If you're relying on a player to make your case who believes that the magnetic bracelet or titanium necklace that he wears somehow turns him into Wolverine, or that he can't effectively pitch in a game without first eating his Froot Loops that morning, then you don't really have much of a case to stand on. Sure, his opinion may actually turn out to be true, but when he has no evidence for it other than his suspicions, there's no reason to give him any credence. He has not earned the benefit of the doubt.

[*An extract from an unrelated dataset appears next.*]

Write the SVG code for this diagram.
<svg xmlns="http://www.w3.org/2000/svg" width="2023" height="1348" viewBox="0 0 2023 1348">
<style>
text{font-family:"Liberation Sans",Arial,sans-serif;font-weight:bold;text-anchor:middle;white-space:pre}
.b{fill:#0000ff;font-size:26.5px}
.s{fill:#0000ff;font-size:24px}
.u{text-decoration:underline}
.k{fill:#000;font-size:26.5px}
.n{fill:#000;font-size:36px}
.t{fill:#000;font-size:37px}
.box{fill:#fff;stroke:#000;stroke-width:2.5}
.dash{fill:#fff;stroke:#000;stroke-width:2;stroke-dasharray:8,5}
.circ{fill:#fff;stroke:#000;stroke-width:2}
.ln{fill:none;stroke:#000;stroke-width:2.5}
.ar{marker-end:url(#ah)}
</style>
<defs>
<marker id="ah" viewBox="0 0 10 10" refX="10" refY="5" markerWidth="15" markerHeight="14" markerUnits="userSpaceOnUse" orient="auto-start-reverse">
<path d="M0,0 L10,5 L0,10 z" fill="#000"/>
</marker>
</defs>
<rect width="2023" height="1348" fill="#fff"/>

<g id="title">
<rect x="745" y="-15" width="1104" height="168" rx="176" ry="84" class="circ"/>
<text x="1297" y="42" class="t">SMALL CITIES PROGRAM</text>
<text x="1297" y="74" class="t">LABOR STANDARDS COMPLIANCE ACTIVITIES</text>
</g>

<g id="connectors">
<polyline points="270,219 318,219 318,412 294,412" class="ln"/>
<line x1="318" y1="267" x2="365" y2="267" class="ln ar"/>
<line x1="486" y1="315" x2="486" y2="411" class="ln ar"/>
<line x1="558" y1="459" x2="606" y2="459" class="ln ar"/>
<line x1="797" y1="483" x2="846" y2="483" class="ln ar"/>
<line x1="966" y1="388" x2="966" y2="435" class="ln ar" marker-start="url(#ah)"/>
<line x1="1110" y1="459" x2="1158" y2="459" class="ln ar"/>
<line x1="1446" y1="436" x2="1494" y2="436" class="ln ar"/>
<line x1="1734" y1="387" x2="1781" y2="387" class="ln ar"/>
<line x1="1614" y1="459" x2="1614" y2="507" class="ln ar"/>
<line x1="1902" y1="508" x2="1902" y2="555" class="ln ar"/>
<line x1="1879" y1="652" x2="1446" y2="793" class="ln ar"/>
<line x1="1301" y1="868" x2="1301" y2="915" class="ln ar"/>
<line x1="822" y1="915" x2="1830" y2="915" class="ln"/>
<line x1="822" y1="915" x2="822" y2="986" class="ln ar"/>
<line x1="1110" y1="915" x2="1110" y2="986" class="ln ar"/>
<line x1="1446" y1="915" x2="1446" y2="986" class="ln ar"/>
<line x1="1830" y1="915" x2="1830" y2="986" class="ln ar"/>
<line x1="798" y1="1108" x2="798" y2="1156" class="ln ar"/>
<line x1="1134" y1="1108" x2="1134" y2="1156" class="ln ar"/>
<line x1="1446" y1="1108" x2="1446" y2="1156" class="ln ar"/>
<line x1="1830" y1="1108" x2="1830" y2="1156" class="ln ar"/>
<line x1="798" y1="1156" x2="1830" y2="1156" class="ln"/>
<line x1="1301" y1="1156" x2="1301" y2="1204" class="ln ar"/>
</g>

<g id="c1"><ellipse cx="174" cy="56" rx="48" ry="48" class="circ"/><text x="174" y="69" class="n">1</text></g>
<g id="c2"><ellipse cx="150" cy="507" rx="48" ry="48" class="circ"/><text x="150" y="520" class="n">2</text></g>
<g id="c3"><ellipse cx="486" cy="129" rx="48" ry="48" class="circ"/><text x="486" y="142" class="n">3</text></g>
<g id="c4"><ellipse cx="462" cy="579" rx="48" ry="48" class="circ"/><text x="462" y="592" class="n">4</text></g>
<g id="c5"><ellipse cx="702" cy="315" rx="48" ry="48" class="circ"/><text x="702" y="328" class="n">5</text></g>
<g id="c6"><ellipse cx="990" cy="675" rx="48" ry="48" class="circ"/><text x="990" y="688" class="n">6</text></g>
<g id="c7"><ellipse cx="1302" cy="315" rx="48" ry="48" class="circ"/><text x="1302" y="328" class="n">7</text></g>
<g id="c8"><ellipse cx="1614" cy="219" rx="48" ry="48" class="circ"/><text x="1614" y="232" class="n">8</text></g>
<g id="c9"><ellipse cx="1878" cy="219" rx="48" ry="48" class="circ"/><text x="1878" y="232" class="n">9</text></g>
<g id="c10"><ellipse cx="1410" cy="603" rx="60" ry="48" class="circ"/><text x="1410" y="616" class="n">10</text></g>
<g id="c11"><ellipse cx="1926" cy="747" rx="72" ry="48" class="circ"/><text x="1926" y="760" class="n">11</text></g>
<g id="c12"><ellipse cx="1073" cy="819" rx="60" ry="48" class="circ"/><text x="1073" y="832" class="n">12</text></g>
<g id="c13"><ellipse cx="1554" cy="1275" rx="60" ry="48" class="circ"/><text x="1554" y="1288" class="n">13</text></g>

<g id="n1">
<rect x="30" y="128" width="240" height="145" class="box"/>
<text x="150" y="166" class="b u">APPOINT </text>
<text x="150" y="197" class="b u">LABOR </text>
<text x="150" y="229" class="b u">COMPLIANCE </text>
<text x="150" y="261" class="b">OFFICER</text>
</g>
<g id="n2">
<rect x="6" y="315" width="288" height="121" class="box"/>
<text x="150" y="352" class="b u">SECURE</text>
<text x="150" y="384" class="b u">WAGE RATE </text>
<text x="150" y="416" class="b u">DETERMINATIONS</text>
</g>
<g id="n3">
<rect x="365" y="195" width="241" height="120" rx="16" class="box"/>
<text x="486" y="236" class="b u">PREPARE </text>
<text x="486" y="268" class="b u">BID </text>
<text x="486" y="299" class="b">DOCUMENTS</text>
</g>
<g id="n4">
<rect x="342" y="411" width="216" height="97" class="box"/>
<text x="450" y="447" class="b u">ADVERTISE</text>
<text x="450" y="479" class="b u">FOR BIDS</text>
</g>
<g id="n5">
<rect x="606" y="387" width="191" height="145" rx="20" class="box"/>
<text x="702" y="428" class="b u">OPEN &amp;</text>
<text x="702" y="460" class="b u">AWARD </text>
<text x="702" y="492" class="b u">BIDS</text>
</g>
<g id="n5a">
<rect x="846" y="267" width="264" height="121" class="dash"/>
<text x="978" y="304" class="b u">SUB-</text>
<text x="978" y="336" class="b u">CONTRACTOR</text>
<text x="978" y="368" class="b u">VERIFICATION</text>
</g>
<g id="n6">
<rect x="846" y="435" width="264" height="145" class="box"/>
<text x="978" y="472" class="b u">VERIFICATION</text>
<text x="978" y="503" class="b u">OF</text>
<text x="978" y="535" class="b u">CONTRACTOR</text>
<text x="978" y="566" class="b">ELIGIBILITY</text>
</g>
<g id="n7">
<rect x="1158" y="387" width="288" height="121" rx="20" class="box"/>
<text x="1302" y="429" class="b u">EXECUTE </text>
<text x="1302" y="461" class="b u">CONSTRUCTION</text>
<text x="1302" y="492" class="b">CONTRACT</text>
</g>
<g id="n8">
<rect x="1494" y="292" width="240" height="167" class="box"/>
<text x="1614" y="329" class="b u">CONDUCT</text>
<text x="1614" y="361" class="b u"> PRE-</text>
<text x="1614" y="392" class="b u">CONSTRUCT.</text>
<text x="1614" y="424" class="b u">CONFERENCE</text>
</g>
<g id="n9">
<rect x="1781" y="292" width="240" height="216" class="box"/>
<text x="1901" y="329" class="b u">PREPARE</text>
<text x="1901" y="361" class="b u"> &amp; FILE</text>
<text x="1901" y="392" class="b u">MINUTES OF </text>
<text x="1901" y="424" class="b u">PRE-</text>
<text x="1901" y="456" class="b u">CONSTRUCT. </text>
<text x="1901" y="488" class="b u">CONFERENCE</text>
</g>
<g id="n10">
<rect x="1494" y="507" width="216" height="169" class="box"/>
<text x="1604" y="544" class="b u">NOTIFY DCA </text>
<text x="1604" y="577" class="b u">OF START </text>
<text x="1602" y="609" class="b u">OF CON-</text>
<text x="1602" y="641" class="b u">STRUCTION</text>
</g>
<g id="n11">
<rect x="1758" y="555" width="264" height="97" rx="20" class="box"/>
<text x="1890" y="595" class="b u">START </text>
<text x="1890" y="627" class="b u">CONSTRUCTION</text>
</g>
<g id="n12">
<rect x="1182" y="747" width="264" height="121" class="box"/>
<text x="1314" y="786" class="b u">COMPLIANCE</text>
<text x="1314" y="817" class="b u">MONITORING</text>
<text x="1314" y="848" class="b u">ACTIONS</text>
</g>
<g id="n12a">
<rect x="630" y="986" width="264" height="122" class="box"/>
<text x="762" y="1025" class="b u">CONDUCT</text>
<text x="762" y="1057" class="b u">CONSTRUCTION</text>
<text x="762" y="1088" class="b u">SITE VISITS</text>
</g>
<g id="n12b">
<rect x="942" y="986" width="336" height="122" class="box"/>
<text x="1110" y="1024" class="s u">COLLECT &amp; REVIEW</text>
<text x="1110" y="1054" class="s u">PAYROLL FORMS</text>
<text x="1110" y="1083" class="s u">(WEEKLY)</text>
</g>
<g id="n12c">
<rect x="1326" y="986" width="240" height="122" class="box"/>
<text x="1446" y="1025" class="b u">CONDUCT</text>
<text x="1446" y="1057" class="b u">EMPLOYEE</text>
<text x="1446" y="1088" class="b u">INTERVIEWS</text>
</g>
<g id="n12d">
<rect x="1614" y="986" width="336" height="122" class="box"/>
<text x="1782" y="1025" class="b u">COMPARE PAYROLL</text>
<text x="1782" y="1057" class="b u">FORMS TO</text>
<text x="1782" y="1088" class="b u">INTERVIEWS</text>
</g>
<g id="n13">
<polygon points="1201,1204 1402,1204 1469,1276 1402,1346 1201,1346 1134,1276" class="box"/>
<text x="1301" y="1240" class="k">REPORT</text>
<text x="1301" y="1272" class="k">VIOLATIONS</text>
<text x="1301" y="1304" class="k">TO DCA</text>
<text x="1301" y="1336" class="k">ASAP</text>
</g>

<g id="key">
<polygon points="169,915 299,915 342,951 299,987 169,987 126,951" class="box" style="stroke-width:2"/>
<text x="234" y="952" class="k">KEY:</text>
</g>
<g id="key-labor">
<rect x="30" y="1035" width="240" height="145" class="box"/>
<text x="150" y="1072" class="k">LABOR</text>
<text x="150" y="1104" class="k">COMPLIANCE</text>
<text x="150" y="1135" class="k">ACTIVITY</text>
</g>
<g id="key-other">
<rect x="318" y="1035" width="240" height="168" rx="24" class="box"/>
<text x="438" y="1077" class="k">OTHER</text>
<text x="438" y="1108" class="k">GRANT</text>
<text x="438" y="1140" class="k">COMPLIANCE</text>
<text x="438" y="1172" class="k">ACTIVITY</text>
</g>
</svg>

There may be a valid reason or two to suspect that the Colorado Rockies have been doing something funny with their baseballs this year (though I believe there are many, many more reasons to suspect that they haven't done a single thing to the baseball), but the appeal to authority that so many people resort to with relation to the likes of Tim Lincecum and Heath Bell just doesn't work. Baseball players just haven't proved smart enough in the past to justify that kind of confidence. We've been putting up with it for decades, though, so, sadly, I don't expect it to change anytime soon.